··· Material shown ···

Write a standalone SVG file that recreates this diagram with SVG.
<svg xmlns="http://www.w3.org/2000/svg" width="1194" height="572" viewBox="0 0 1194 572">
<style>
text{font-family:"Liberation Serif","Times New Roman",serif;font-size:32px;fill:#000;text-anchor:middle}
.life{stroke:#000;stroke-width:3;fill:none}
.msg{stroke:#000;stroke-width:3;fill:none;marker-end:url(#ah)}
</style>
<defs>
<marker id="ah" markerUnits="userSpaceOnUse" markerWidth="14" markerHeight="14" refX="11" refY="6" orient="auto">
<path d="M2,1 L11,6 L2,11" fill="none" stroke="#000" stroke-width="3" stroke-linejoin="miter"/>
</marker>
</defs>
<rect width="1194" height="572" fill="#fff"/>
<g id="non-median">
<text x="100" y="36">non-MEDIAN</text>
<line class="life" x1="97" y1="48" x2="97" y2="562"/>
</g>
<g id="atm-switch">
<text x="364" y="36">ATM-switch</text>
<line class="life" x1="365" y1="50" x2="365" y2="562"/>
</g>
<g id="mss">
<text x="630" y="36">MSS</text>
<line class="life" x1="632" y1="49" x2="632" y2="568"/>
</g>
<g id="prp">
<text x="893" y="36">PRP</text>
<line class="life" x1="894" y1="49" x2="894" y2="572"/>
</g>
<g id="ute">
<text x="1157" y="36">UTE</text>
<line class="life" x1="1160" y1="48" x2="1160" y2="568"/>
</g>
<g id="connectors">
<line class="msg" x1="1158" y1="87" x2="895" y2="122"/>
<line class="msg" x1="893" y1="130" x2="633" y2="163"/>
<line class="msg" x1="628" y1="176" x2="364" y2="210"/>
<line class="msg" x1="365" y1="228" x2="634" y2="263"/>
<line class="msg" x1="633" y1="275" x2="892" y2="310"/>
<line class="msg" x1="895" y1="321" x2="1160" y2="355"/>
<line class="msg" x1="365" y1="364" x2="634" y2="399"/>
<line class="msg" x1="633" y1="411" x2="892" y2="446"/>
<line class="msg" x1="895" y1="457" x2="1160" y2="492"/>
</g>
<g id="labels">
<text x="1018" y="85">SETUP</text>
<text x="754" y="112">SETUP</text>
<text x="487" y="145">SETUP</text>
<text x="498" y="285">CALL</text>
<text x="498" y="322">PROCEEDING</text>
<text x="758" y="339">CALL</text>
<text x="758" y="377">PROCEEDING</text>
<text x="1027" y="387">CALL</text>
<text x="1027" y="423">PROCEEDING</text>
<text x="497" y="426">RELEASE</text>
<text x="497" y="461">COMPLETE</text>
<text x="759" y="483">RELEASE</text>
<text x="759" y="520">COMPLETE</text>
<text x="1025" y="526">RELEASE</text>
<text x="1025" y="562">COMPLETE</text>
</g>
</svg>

···
··· Material shown ···

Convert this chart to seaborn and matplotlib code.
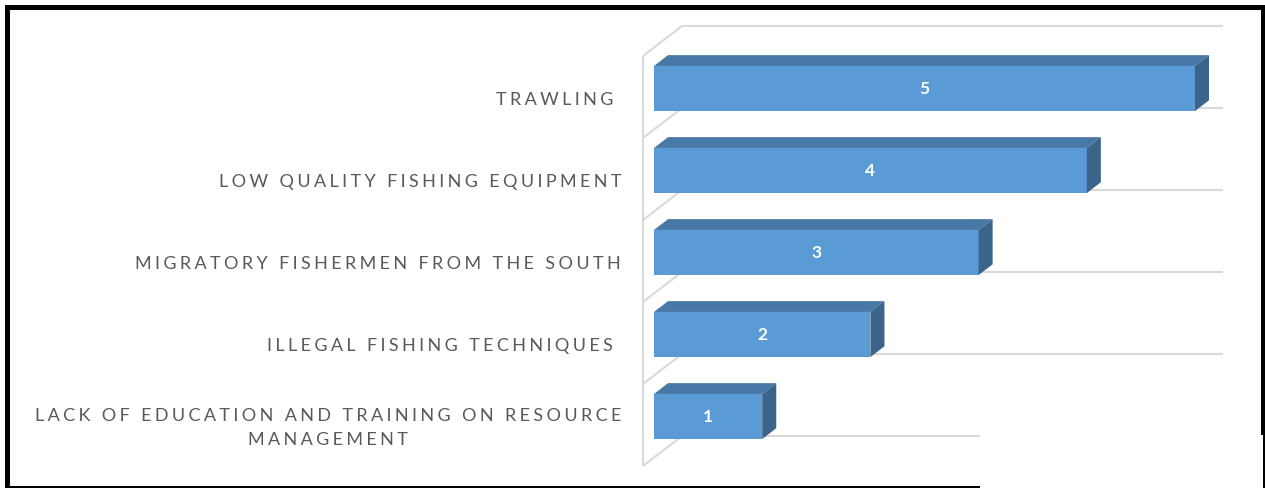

···

Problem details:
Say only how many lines in the records carry the word "this".

In response:
2